Your cells get worse at opening the door. More of your brain runs on fumes.
The Test Your Doctor Forgot to Run
Insulin resistance feels identical to perimenopause. Same fog. Same fatigue. Same stubborn weight around the middle. Your doctor nods and says, "It's your hormones." She is not wrong. But she is not finished, either.
Your annual blood panel includes fasting glucose. That is the number your doctor checks to see if your blood sugar is behaving.
According to Dr. Ede, fasting glucose is the last domino to fall. It stays perfectly normal for years. Years.
Meanwhile, your insulin creeps up in the background. Your pancreas works harder, producing more insulin to keep glucose looking polite on your chart.
The number on your lab report reads fine. Your brain is already starving behind that locked door.
Your labs are incomplete.
The test that catches this early is fasting insulin. Simple, affordable, and not part of the standard panel. Not the basic one. Not the expanded one. You have to ask for it by name.
Dr. Ede puts optimal fasting insulin at six or below, with ten as the upper target. Above that means your body is working overtime just to drag glucose into a normal range.
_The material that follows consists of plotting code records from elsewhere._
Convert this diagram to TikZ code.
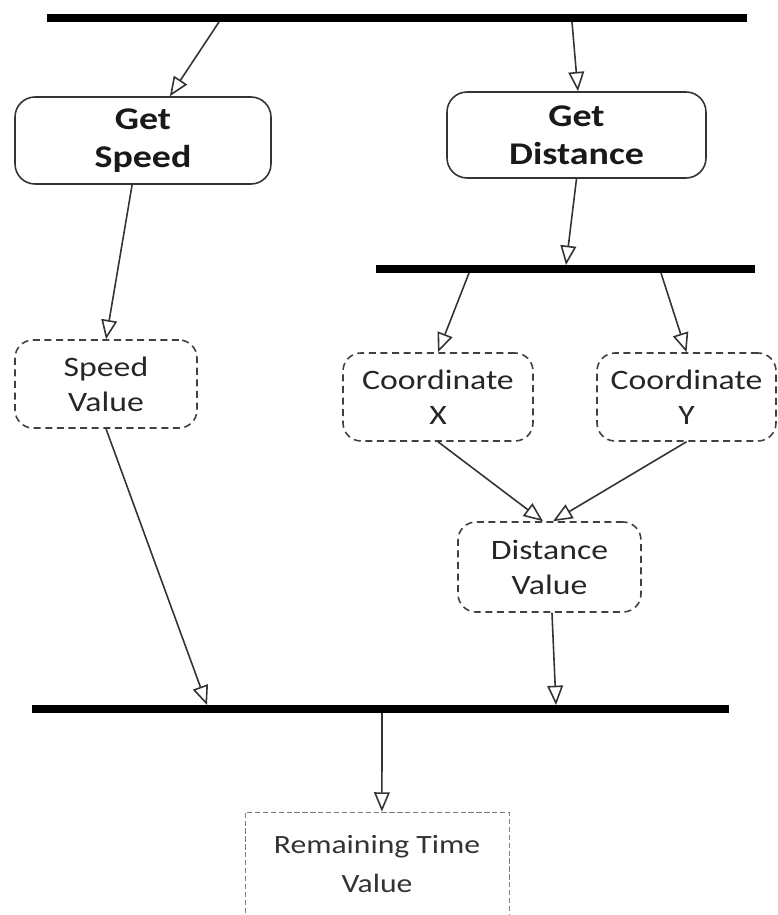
\documentclass[tikz,border=0pt]{standalone}
\usepackage{fontspec}
\setmainfont{Carlito}[FakeStretch=1.2]
\usepackage{tikz}
\usetikzlibrary{positioning,arrows.meta}

\begin{document}
\begin{tikzpicture}[x=0.02cm,y=-0.02cm,
    actbox/.style={draw=black!80,line width=0.9pt,rounded corners=0.4cm,
      align=center,inner sep=0pt,text=black!90,
      font=\bfseries\fontsize{18}{21.5}\selectfont},
    valbox/.style={draw=black!75,line width=0.9pt,dash pattern=on 4pt off 2.6pt,
      rounded corners=0.36cm,align=center,inner sep=0pt,text=black!85,
      font=\fontsize{16}{20}\selectfont},
    outbox/.style={draw=black!50,line width=0.5pt,dash pattern=on 3pt off 1.5pt,
      align=center,inner sep=0pt,text=black!80,
      font=\fontsize{15}{22.5}\selectfont},
    flow/.style={draw=black!80,line width=0.9pt,-{Triangle[open,length=11pt,width=9pt]}},
    bar/.style={line width=5pt}]
  % page frame (pixel grid, y downwards)
  \clip (0,0) rectangle (777,915);

  % fork / join bars
  \draw[bar] (47,18) -- (747,18);
  \draw[bar,line width=4.5pt] (376,269) -- (755,269);
  \draw[bar,line width=4.5pt] (32,709) -- (729,709);

  % points on the bars where flows start or end
  \coordinate (t1) at (219,22);
  \coordinate (t2) at (572,22);
  \coordinate (m0) at (566,265);
  \coordinate (m1) at (469,273);
  \coordinate (m2) at (661,273);
  \coordinate (b1) at (207,705);
  \coordinate (b2) at (556,705);
  \coordinate (b0) at (382,713);

  % actions
  \node[actbox,minimum width=5.12cm,minimum height=1.74cm] (getspeed) at (143,140.5) {Get\\Speed};
  \node[actbox,minimum width=5.18cm,minimum height=1.72cm] (getdist) at (576.5,135) {Get\\Distance};

  % values
  \node[valbox,minimum width=3.64cm,minimum height=1.76cm] (speedval) at (106,384) {Speed\\Value};
  \node[valbox,minimum width=3.8cm,minimum height=1.76cm] (coordx) at (438,397) {Coordinate\\X};
  \node[valbox,minimum width=3.58cm,minimum height=1.76cm] (coordy) at (686.5,397) {Coordinate\\Y};
  \node[valbox,minimum width=3.66cm,minimum height=1.8cm] (distval) at (549.5,567) {Distance\\Value};
  \node[outbox,minimum width=5.28cm,minimum height=2.08cm] (remtime) at (377,864) {Remaining Time\\Value};

  % flows
  \draw[flow] (t1) -- ([xshift=15.3pt]getspeed.north);
  \draw[flow] (t2) -- ([xshift=0.8pt]getdist.north);
  \draw[flow] ([xshift=-6.2pt]getspeed.south) -- (speedval.north);
  \draw[flow] (getdist.south) -- (m0);
  \draw[flow] (m1) -- (coordx.north);
  \draw[flow] (m2) -- (coordy.north);
  \draw[flow] (coordx.south) -- ([xshift=-3.7pt]distval.north);
  \draw[flow] (coordy.south) -- ([xshift=2pt]distval.north);
  \draw[flow] (speedval.south) -- (b1);
  \draw[flow] ([xshift=1.4pt]distval.south) -- (b2);
  \draw[flow] (b0) -- ([xshift=2.8pt]remtime.north);
\end{tikzpicture}
\end{document}
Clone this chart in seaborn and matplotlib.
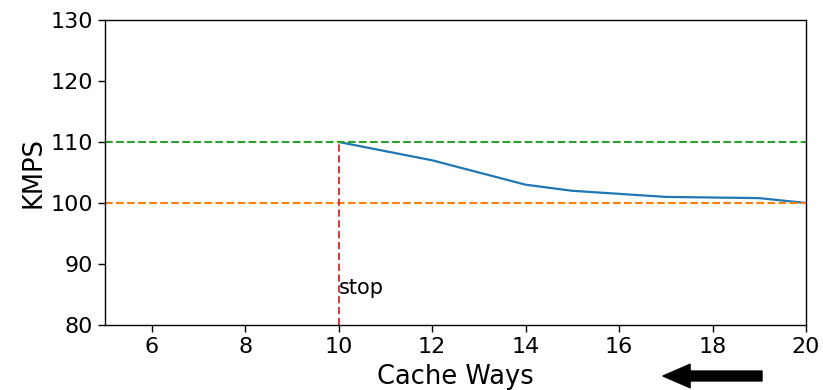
import matplotlib
matplotlib.use("Agg")
import matplotlib.pyplot as plt
import seaborn as sns
import pandas as pd

ways = [10, 12, 14, 15, 17, 19, 20]
kmps = [110, 107, 103, 102, 101, 100.8, 100]
target_high = 110
target_base = 100
stop_way = 10

sns.set_style("ticks")
plt.rcParams['font.family'] = ['DejaVu Sans']
plt.rcParams.update({"text.color": "black", "axes.labelcolor": "black",
                     "xtick.color": "black", "ytick.color": "black"})

fig = plt.figure(figsize=(8.23, 3.9), dpi=100)
ax = fig.add_axes([105/823, 1-325/390, (806-105)/823, (325-20)/390])

df = pd.DataFrame({"ways": ways, "kmps": kmps})
sns.lineplot(data=df, x="ways", y="kmps", ax=ax, color="#1f77b4", linewidth=1.6)
ax.axhline(target_high, color="#2ca02c", linestyle="--", linewidth=1.5)
ax.axhline(target_base, color="#ff7f0e", linestyle="--", linewidth=1.5)
ax.plot([stop_way, stop_way], [80, target_high], color="#d62728", linestyle=(0, (4, 2)), linewidth=1.3)
ax.text(stop_way, 86, "stop", fontsize=15, va="center", ha="left", color="black")

ax.set_xlim(5, 20)
ax.set_ylim(80, 130)
ax.set_xticks([6, 8, 10, 12, 14, 16, 18, 20])
ax.set_yticks([80, 90, 100, 110, 120, 130])
ax.tick_params(labelsize=16, length=5, width=1, color="black", labelcolor="black")
for s in ax.spines.values():
    s.set_color("black")
    s.set_linewidth(1)
ax.set_xlabel("Cache Ways", fontsize=18.5, labelpad=5, color="black")
ax.set_ylabel("KMPS", fontsize=18.5, labelpad=3, color="black")

ax.annotate("", xy=(663/823, 1-376/390), xytext=(762/823, 1-376/390),
            xycoords="figure fraction", textcoords="figure fraction",
            arrowprops=dict(arrowstyle="simple,head_length=1.5,head_width=1.3,tail_width=0.55",
                            color="black", shrinkA=0, shrinkB=0, mutation_scale=13))

fig.savefig("out.png", dpi=100)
One test. One number. Your doctor can add it with a pen stroke at your next visit.
I went back to my pasta that night. Finished every bite. Sarah stole a forkful, too. Good for her brain.
Not because carbs are the villain or the hero here. Because our brains are the hungriest organs we own. They run on fuel. They deserve fuel. The question was never whether we should eat. The question was whether the fuel was getting through the door.
The fog you have been blaming on age, on hormones, on late nights, is not a character flaw. It is a signal. Signals are good news. They mean something can be measured and addressed before a glucose number ever looks off.
You are not losing your mind. You are just finally getting the right information.